Most of the death instruments on display had labels in Chinese and English and then a description in Chinese, so I didn’t learn a ton about what everything was and how it all worked. It was interesting walking around and checking everything out, though. I did have the thought most of the time that China has not been overly successful in its modern military expenditures, so I guess it’s sort of interesting that they’ve got a museum dedicated to the art of war. Maybe there is museum for Chinese approaches to ancient warfare hidden somewhere that I don’t know about. Stay tuned.


(4) Protests

This is old news, but it happened, and at that time, it was all anyone in Beijing seemed to be talking about. At some point in September, the Japanese government bought some islands from a private Japanese owner. Japan – which calls the islands Senkaku – and China – which calls the islands Diaoyu – argue over who the islands rightfully belong to. There are allegedly some oil reserves nearby, but the dispute goes back and back and back, and you know there is more in the mix as well. Japan captured the islands from China in 1895, and then the U.S. grabbed them after World War II; America returned the islands to Japan in 1972. And that is where they’ve been since then.

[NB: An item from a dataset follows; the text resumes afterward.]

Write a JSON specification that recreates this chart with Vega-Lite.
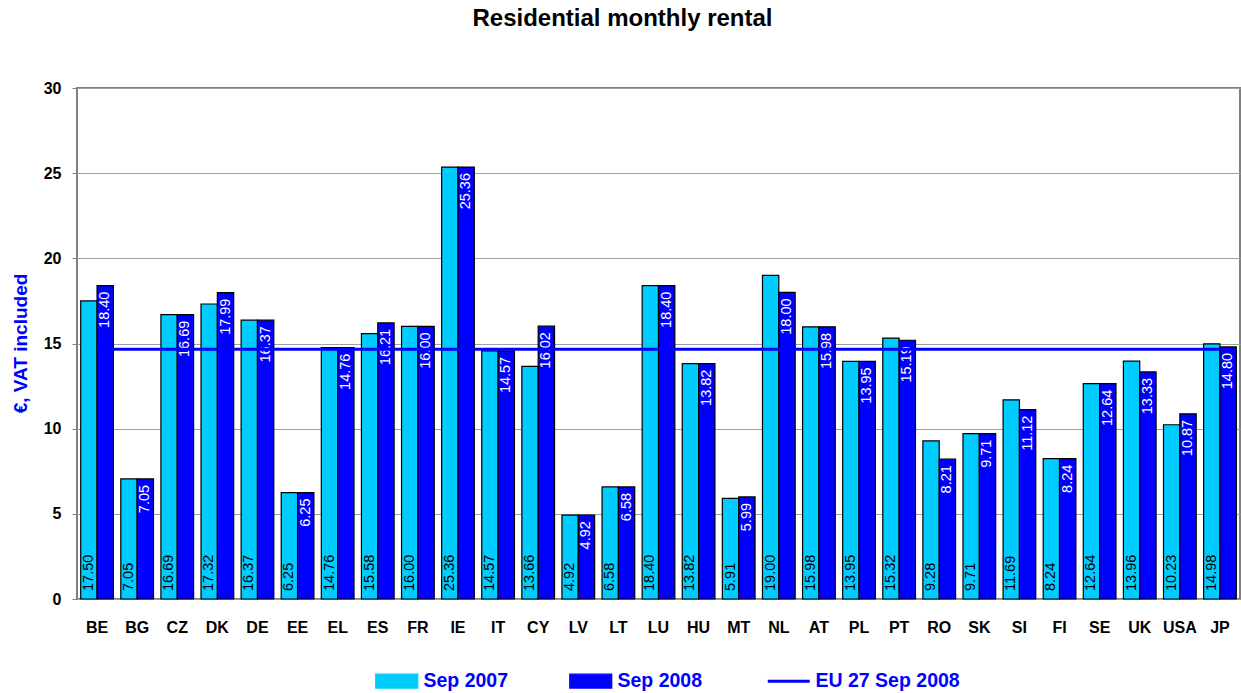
{
  "$schema": "https://vega.github.io/schema/vega-lite/v6.json",
  "width": 1163,
  "height": 511,
  "autosize": {"type": "none"},
  "padding": {"left": 77, "top": 88, "right": 1, "bottom": 94},
  "background": "white",
  "title": {"text": "Residential monthly rental", "font": "Liberation Sans", "fontSize": 24, "fontWeight": "bold", "color": "black", "anchor": "middle", "offset": 49, "dx": -36},
  "config": {
    "font": "Liberation Sans",
    "view": {"stroke": "#808080", "strokeWidth": 2},
    "axis": {"labelFont": "Liberation Sans"}
  },
  "data": {"values": [
    {"country": "BE", "Sep 2007": 17.50, "Sep 2008": 18.40, "eu": 14.66},
    {"country": "BG", "Sep 2007": 7.05, "Sep 2008": 7.05, "eu": 14.66},
    {"country": "CZ", "Sep 2007": 16.69, "Sep 2008": 16.69, "eu": 14.66},
    {"country": "DK", "Sep 2007": 17.32, "Sep 2008": 17.99, "eu": 14.66},
    {"country": "DE", "Sep 2007": 16.37, "Sep 2008": 16.37, "eu": 14.66},
    {"country": "EE", "Sep 2007": 6.25, "Sep 2008": 6.25, "eu": 14.66},
    {"country": "EL", "Sep 2007": 14.76, "Sep 2008": 14.76, "eu": 14.66},
    {"country": "ES", "Sep 2007": 15.58, "Sep 2008": 16.21, "eu": 14.66},
    {"country": "FR", "Sep 2007": 16.00, "Sep 2008": 16.00, "eu": 14.66},
    {"country": "IE", "Sep 2007": 25.36, "Sep 2008": 25.36, "eu": 14.66},
    {"country": "IT", "Sep 2007": 14.57, "Sep 2008": 14.57, "eu": 14.66},
    {"country": "CY", "Sep 2007": 13.66, "Sep 2008": 16.02, "eu": 14.66},
    {"country": "LV", "Sep 2007": 4.92, "Sep 2008": 4.92, "eu": 14.66},
    {"country": "LT", "Sep 2007": 6.58, "Sep 2008": 6.58, "eu": 14.66},
    {"country": "LU", "Sep 2007": 18.40, "Sep 2008": 18.40, "eu": 14.66},
    {"country": "HU", "Sep 2007": 13.82, "Sep 2008": 13.82, "eu": 14.66},
    {"country": "MT", "Sep 2007": 5.91, "Sep 2008": 5.99, "eu": 14.66},
    {"country": "NL", "Sep 2007": 19.00, "Sep 2008": 18.00, "eu": 14.66},
    {"country": "AT", "Sep 2007": 15.98, "Sep 2008": 15.98, "eu": 14.66},
    {"country": "PL", "Sep 2007": 13.95, "Sep 2008": 13.95, "eu": 14.66},
    {"country": "PT", "Sep 2007": 15.32, "Sep 2008": 15.19, "eu": 14.66},
    {"country": "RO", "Sep 2007": 9.28, "Sep 2008": 8.21, "eu": 14.66},
    {"country": "SK", "Sep 2007": 9.71, "Sep 2008": 9.71, "eu": 14.66},
    {"country": "SI", "Sep 2007": 11.69, "Sep 2008": 11.12, "eu": 14.66},
    {"country": "FI", "Sep 2007": 8.24, "Sep 2008": 8.24, "eu": 14.66},
    {"country": "SE", "Sep 2007": 12.64, "Sep 2008": 12.64, "eu": 14.66},
    {"country": "UK", "Sep 2007": 13.96, "Sep 2008": 13.33, "eu": 14.66},
    {"country": "USA", "Sep 2007": 10.23, "Sep 2008": 10.87, "eu": 14.66},
    {"country": "JP", "Sep 2007": 14.98, "Sep 2008": 14.80, "eu": 14.66}
  ]},
  "encoding": {
    "x": {
      "field": "country", "type": "nominal", "sort": null,
      "scale": {"paddingInner": 0.185, "paddingOuter": 0.0925},
      "axis": {"title": null, "labelAngle": 0, "labelFontSize": 16, "labelFontWeight": "bold", "labelColor": "black", "domain": false, "ticks": false, "labelPadding": 20}
    }
  },
  "layer": [
    {
      "transform": [{"fold": ["Sep 2007", "Sep 2008"], "as": ["series", "value"]}],
      "mark": {"type": "bar", "stroke": "black", "strokeWidth": 1.2, "opacity": 1},
      "encoding": {
        "xOffset": {"field": "series", "type": "nominal", "scale": {"domain": ["Sep 2007", "Sep 2008"], "paddingInner": 0, "paddingOuter": 0}},
        "y": {
          "field": "value", "type": "quantitative",
          "scale": {"domain": [0, 30], "nice": false},
          "axis": {"values": [0, 5, 10, 15, 20, 25, 30], "grid": true, "gridColor": "#A0A0A0", "gridWidth": 1, "domain": false, "tickColor": "#808080", "tickSize": 5, "labelPadding": 11, "labelFontSize": 16, "labelFontWeight": "bold", "labelColor": "black", "title": "€, VAT included", "titleColor": "#0000FF", "titleFontSize": 19, "titleFontWeight": "bold", "titleFont": "Liberation Sans", "titleX": -57, "titleY": 255, "titleAngle": 270, "titleBaseline": "middle", "titleAlign": "center"}
        },
        "color": {
          "field": "series", "type": "nominal",
          "scale": {"domain": ["Sep 2007", "Sep 2008", "EU 27 Sep 2008"], "range": ["#00CCFF", "#0000FF", "#0000FF"]},
          "legend": {
            "title": null, "orient": "none", "legendX": 310, "legendY": 583, "direction": "horizontal",
            "padding": 0, "columnPadding": 58, "labelOffset": 17,
            "labelFont": "Liberation Sans", "labelFontSize": 19.5, "labelFontWeight": "bold", "labelColor": "#0000FF",
            "symbolSize": 1764,
            "encode": {
              "symbols": {
                "update": {
                  "shape": {"signal": "datum.value === 'EU 27 Sep 2008' ? 'stroke' : 'M-1,-0.333H1V0.333H-1Z'"},
                  "fill": {"signal": "datum.value === 'Sep 2007' ? '#00CCFF' : (datum.value === 'Sep 2008' ? '#0000FF' : 'transparent')"},
                  "stroke": {"signal": "datum.value === 'EU 27 Sep 2008' ? '#0000FF' : 'black'"},
                  "strokeWidth": {"signal": "datum.value === 'EU 27 Sep 2008' ? 3 : 1.2"},
                  "opacity": {"value": 1}
                }
              }
            }
          }
        }
      }
    },
    {
      "transform": [{"fold": ["Sep 2007", "Sep 2008"], "as": ["series", "value"]}, {"filter": "datum.series === 'Sep 2007'"}],
      "mark": {"type": "text", "angle": 270, "align": "left", "baseline": "middle", "dx": 8, "fontSize": 14.5, "color": "black"},
      "encoding": {
        "xOffset": {"field": "series", "type": "nominal"},
        "y": {"datum": 0, "type": "quantitative"},
        "text": {"field": "value", "type": "quantitative", "format": ".2f"}
      }
    },
    {
      "transform": [{"fold": ["Sep 2007", "Sep 2008"], "as": ["series", "value"]}, {"filter": "datum.series === 'Sep 2008'"}],
      "mark": {"type": "text", "angle": 270, "align": "right", "baseline": "middle", "dx": -6, "fontSize": 14.5, "color": "white"},
      "encoding": {
        "xOffset": {"field": "series", "type": "nominal"},
        "y": {"field": "value", "type": "quantitative"},
        "text": {"field": "value", "type": "quantitative", "format": ".2f"}
      }
    },
    {
      "mark": {"type": "line", "strokeWidth": 3},
      "encoding": {
        "y": {"field": "eu", "type": "quantitative"},
        "color": {
          "datum": "EU 27 Sep 2008",
          "legend": {
            "title": null, "orient": "none", "legendX": 310, "legendY": 583, "direction": "horizontal",
            "padding": 0, "columnPadding": 58, "labelOffset": 17,
            "labelFont": "Liberation Sans", "labelFontSize": 19.5, "labelFontWeight": "bold", "labelColor": "#0000FF",
            "symbolSize": 1764,
            "encode": {
              "symbols": {
                "update": {
                  "shape": {"signal": "datum.value === 'EU 27 Sep 2008' ? 'stroke' : 'M-1,-0.333H1V0.333H-1Z'"},
                  "fill": {"signal": "datum.value === 'Sep 2007' ? '#00CCFF' : (datum.value === 'Sep 2008' ? '#0000FF' : 'transparent')"},
                  "stroke": {"signal": "datum.value === 'EU 27 Sep 2008' ? '#0000FF' : 'black'"},
                  "strokeWidth": {"signal": "datum.value === 'EU 27 Sep 2008' ? 3 : 1.2"},
                  "opacity": {"value": 1}
                }
              }
            }
          }
        }
      }
    }
  ]
}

To put things in context, China and Japan have had some bad blood in the past, what with Japan invading at various points during the last couple hundred years, and so instead of a civil conflict confined to meeting rooms and media, extremely angry protests erupted all over China when these islands changed hands from Japanese owners to the Japanese government. Japanese cars got flipped over and/or burned, stores and factories got smashed up, and 7-11’s got closed (much to the chagrin of all the teachers at my school). In many cities, the protests were borderline out of control. In Beijing, it wasn’t so bad. Feel free to read more here or here.

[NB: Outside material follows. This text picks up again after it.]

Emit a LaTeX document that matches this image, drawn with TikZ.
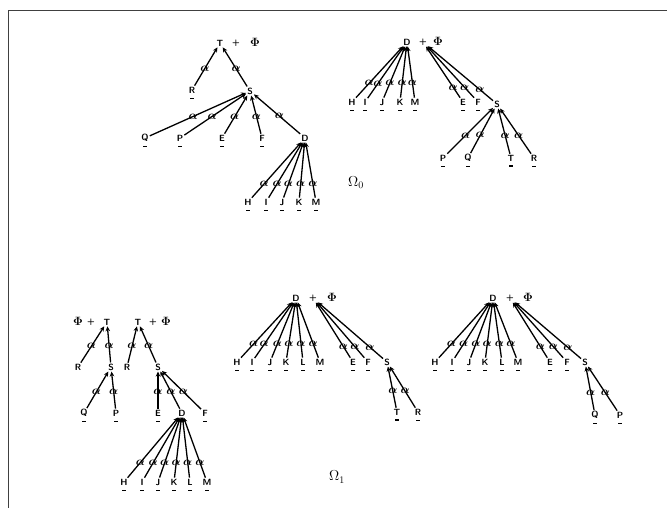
\documentclass[tikz,border=0pt]{standalone}
\usetikzlibrary{arrows.meta}
\tikzset{
  lab/.style={font=\sffamily\small\bfseries, inner sep=1pt},
  leafu/.style={lab, label={[inner sep=0pt, label distance=3pt]below:\rule{3.5pt}{1.2pt}}},
  phi/.style={font=\large\boldmath, inner sep=1pt},
  edge/.style={{Stealth[length=5pt,width=4.5pt]}-, line width=1.3pt},
  alf/.style={font=\large\boldmath, inner sep=0pt, pos=.55},
  omlab/.style={font=\Large, inner sep=1pt},
}
\begin{document}
\begin{tikzpicture}[x=1pt,y=-1pt]
  \useasboundingbox (0,0) rectangle (667,508);
  \draw[line width=0.8pt, black!75] (8,508) -- (8,10) -- (667,10);

  % Omega_0, first tree
  \node[lab] (aT) at (220,43) {T};
  \node[lab] (aPl) at (236,43) {+};
  \node[phi] (aPh) at (255,42) {$\Phi$};
  \node[leafu] (aR) at (192,90) {R};
  \node[lab] (aS) at (250,91) {S};
  \node[leafu] (aQ) at (145,138) {Q};
  \node[leafu] (aP) at (180,138) {P};
  \node[leafu] (aE) at (222,138) {E};
  \node[leafu] (aF) at (262,138) {F};
  \node[lab] (aD) at (305,138) {D};
  \foreach \n/\x in {H/248,I/266,J/282,K/299,M/316}
    \node[leafu] (a\n) at (\x,202) {\n};
  \draw[edge] (aT) -- node[alf]{$\alpha$} (aR);
  \draw[edge] (aT) -- node[alf]{$\alpha$} (aS);
  \foreach \c in {aQ,aP,aE,aF,aD}
    \draw[edge] (aS) -- node[alf]{$\alpha$} (\c);
  \foreach \n in {H,I,J,K,M}
    \draw[edge] (aD) -- node[alf,pos=.75]{$\alpha$} (a\n);

  % Omega_0, second tree
  \node[lab] (bD) at (407,42) {D};
  \node[lab] (bPl) at (423,42) {+};
  \node[phi] (bPh) at (438,41) {$\Phi$};
  \foreach \n/\x in {H/352,I/365,J/382,K/400,M/415}
    \node[leafu] (b\n) at (\x,102) {\n};
  \node[leafu] (bE) at (463,102) {E};
  \node[leafu] (bF) at (478,102) {F};
  \node[lab] (bS) at (497,104) {S};
  \foreach \n/\x in {P/443,Q/468,T/511,R/534}
    \node[leafu] (b\n) at (\x,158) {\n};
  \foreach \n in {H,I,J,K,M}
    \draw[edge] (bD) -- node[alf,pos=.72]{$\alpha$} (b\n);
  \foreach \n in {E,F,S}
    \draw[edge] (bPl) -- node[alf,pos=.8]{$\alpha$} (b\n);
  \foreach \n in {P,Q,T,R}
    \draw[edge] (bS) -- node[alf,pos=.6]{$\alpha$} (b\n);
  \node[omlab] (om0) at (356,183) {$\Omega_0$};

  % Omega_1, first tree
  \node[phi] (cPh) at (78,321) {$\Phi$};
  \node[lab] (cPl) at (91,322) {+};
  \node[lab] (cT) at (107,322) {T};
  \node[lab] (cR) at (78,367) {R};
  \node[lab] (cS) at (111,367) {S};
  \node[leafu] (cQ) at (84,413) {Q};
  \node[leafu] (cP) at (116,413) {P};
  \draw[edge] (cT) -- node[alf]{$\alpha$} (cR);
  \draw[edge] (cT) -- node[alf]{$\alpha$} (cS);
  \draw[edge] (cS) -- node[alf]{$\alpha$} (cQ);
  \draw[edge] (cS) -- node[alf]{$\alpha$} (cP);

  % Omega_1, second tree
  \node[lab] (dT) at (138,322) {T};
  \node[lab] (dPl) at (153,322) {+};
  \node[phi] (dPh) at (166,321) {$\Phi$};
  \node[lab] (dR) at (127,367) {R};
  \node[lab] (dS) at (158,367) {S};
  \node[leafu] (dE) at (158,413) {E};
  \node[lab] (dD) at (182,413) {D};
  \node[leafu] (dF) at (205,413) {F};
  \foreach \n/\x in {H/124,I/142,J/158,K/174,L/190,M/207}
    \node[leafu] (d\n) at (\x,482) {\n};
  \draw[edge] (dT) -- node[alf]{$\alpha$} (dR);
  \draw[edge] (dT) -- node[alf]{$\alpha$} (dS);
  \foreach \n in {E,D,F}
    \draw[edge] (dS) -- node[alf]{$\alpha$} (d\n);
  \foreach \n in {H,I,J,K,L,M}
    \draw[edge] (dD) -- node[alf,pos=.75]{$\alpha$} (d\n);

  % Omega_1, third tree
  \node[lab] (eD) at (296,298) {D};
  \node[lab] (ePl) at (313,298) {+};
  \node[phi] (ePh) at (332,297) {$\Phi$};
  \foreach \n/\x in {H/237,I/252,J/270,K/286,L/303,M/320}
    \node[leafu] (e\n) at (\x,362) {\n};
  \node[leafu] (eE) at (353,362) {E};
  \node[leafu] (eF) at (368,362) {F};
  \node[lab] (eS) at (387,362) {S};
  \node[leafu] (eT) at (397,412) {T};
  \node[leafu] (eR) at (418,412) {R};
  \foreach \n in {H,I,J,K,L,M}
    \draw[edge] (eD) -- node[alf,pos=.75]{$\alpha$} (e\n);
  \foreach \n in {E,F,S}
    \draw[edge] (ePl) -- node[alf,pos=.8]{$\alpha$} (e\n);
  \foreach \n in {T,R}
    \draw[edge] (eS) -- node[alf,pos=.6]{$\alpha$} (e\n);

  % Omega_1, fourth tree
  \node[lab] (fD) at (493,298) {D};
  \node[lab] (fPl) at (510,298) {+};
  \node[phi] (fPh) at (528,297) {$\Phi$};
  \foreach \n/\x in {H/435,I/452,J/469,K/485,L/502,M/518}
    \node[leafu] (f\n) at (\x,362) {\n};
  \node[leafu] (fE) at (550,362) {E};
  \node[leafu] (fF) at (567,362) {F};
  \node[lab] (fS) at (585,362) {S};
  \node[leafu] (fQ) at (595,415) {Q};
  \node[leafu] (fP) at (620,415) {P};
  \foreach \n in {H,I,J,K,L,M}
    \draw[edge] (fD) -- node[alf,pos=.75]{$\alpha$} (f\n);
  \foreach \n in {E,F,S}
    \draw[edge] (fPl) -- node[alf,pos=.8]{$\alpha$} (f\n);
  \foreach \n in {Q,P}
    \draw[edge] (fS) -- node[alf,pos=.6]{$\alpha$} (f\n);
  \node[omlab] (om1) at (337,477) {$\Omega_1$};
\end{tikzpicture}
\end{document}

The church I attend – Beijing International Christian Fellowship – happens to lie right across the street from the Japanese embassy in Beijing. On September 15, a Saturday, Dawna forwarded me an e-mail advisory from the church (entitled “Urgent Notice for BICF Location”) that pointed out that the road that goes by the church, which is a pretty major one, would not be open the next day - Sunday - because of protests, so church goers should plan accordingly. I read it and did some research on the situation and then went to bed.


The next day I got up and took the subway to Liangmaqiao Station, from where I always walked to BICF. This Sunday, though, there were scads of people everywhere. Near the station, all was fairly quiet; a couple small groups of people were assembling in the streets with signs. But nearer to the embassy, hundreds of people were marching round and round. I can still hear the sounds of chanting and shouting; it was loud loud loud and angry angry angry. A bit unsettling. Nonetheless, there were way more many people standing around watching than there were protesting, and there was a sufficient number of security/police/paramilitary personnel so that things didn’t look like they’d get too out of hand. Some eggs and water bottles got thrown, but no major damage was done to the embassy.




Needless to say, there were a million pictures taken by everyone and their mother, and all of those pictures are on the internet. I didn’t have my camera (although after I arrived, I texted a couple friends who were coming to arm themselves with theirs) but I did steal a few of Dawna’s pictures from that morning. For this very post.


It was interesting. I have plenty of opinionated thoughts on the whole situation, but I don’t think that anyone would benefit if those thoughts went onto the internet in any way, and they are not unique or groundbreaking, so I’ll just keep them to myself. I will say, though, that if the United States of America ever does anything to stir up that sort of hateful emotion against Americans in Beijing, I would be dead.